Let me assure you that my headline doesn’t refer to the dashing Jo-Wilfried Tsonga, even though Roger did toss the Frenchman out of the Australian Open semifinals like a bag of lawn clippings. The trash I’m referring to is of the verbal variety. It doesn’t stink, but it sure can fester.
Take this snippet from Jo-Wilfried’s presser, after he beat an ailing Novak Djokovic in the quarterfinals:
Q. Novak talked about his problems. He had some problems during the match. When did you first notice that he was having problems?
JO‑WILFRIED TSONGA: Five years ago. (Smiling)
Pee-yeew! That’s going to rot under Nole’s floorboards for months.
I’ve transcribed this bit from Jim Courier’s interview in writing – for posterity. There were giggles from all corners:
ROGER FEDERER: “I know Andy would like to win the first title for British tennis in what is it, 150,000 years?

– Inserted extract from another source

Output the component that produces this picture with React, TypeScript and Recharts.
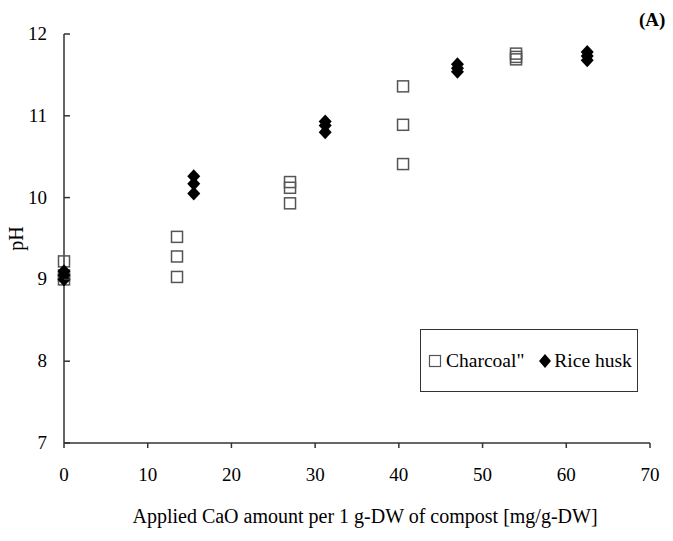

Andy, the poor guy, has to go through those moments over and over again but he has done tremendously. I’m looking forward to a great final, he’s a nice guy and we match up well together. I will play the way I usually always play, aggressively. We’ve had some different types of matches against each other. We sometimes like to jerk around on the court and play some high balls at each other. Definitely it will be tactical. It is always a tactical game against him. Andy, if you are listening, I’ll come in on your backhand, you’ll pass me, I’ll drop shot you, you’ll lob me, I’ll hit it through the legs. It’ll be something like that.” (Followed by uproarious laughter)
The banter continued in Roger’s post-match press conference:
Q. Normally the guy who plays you has nothing to lose at all. Andy is in a slightly different predicament. Do you think that will affect his game at all?
ROGER FEDERER: Uhm, don’t know. I mean, look, he’s in his second Grand Slam final now. I think the first one’s always a bit tougher than the second one. But now that he didn’t win the first one, I think doesn’t help, you know, for the second one around.
Plus he’s playing, you know, me, who’s won many Grand Slams prior to that, been able to win here three times so I know what it takes and how to do it, which is definitely an advantage.
I don’t feel like the pressure’s really on me having to do it again, because I did it before. I think he really needs it more than I do, you know. So I think the pressure’s big on him.
But we’ll see how he’s gonna handle it. It’s not going to be easy for him, that’s for sure.
It’s light, but potent. And obvious: Roger Federer doesn’t want to lose to Andy Murray. In fact, he seems to be savoring the idea of beating the Scot and dashing the hopes of an entire nation (or at least the Murray-loving part of it). Is it hubris or honesty? Trash talk or plain talk? Offense or defense?
Murray, to his credit, is ready to take on Federer where it counts – the tennis court:
Q. Can you give us your thoughts on your prospective (final) opponents?
ANDY MURRAY: I mean, obviously Roger’s record in slams speaks for itself. He had a great year last year in them making all four finals. You know, he lost the two ‑‑ the two that he lost were incredibly tough five‑setters. You know, if I’m going to play against him, it will take a special performance to win against him. But I feel like I can do that.
We’ll see soon enough. Care to look into your crystal balls?
The men’s final is scheduled for Sunday, January 31 at 7:30pm, Melbourne time.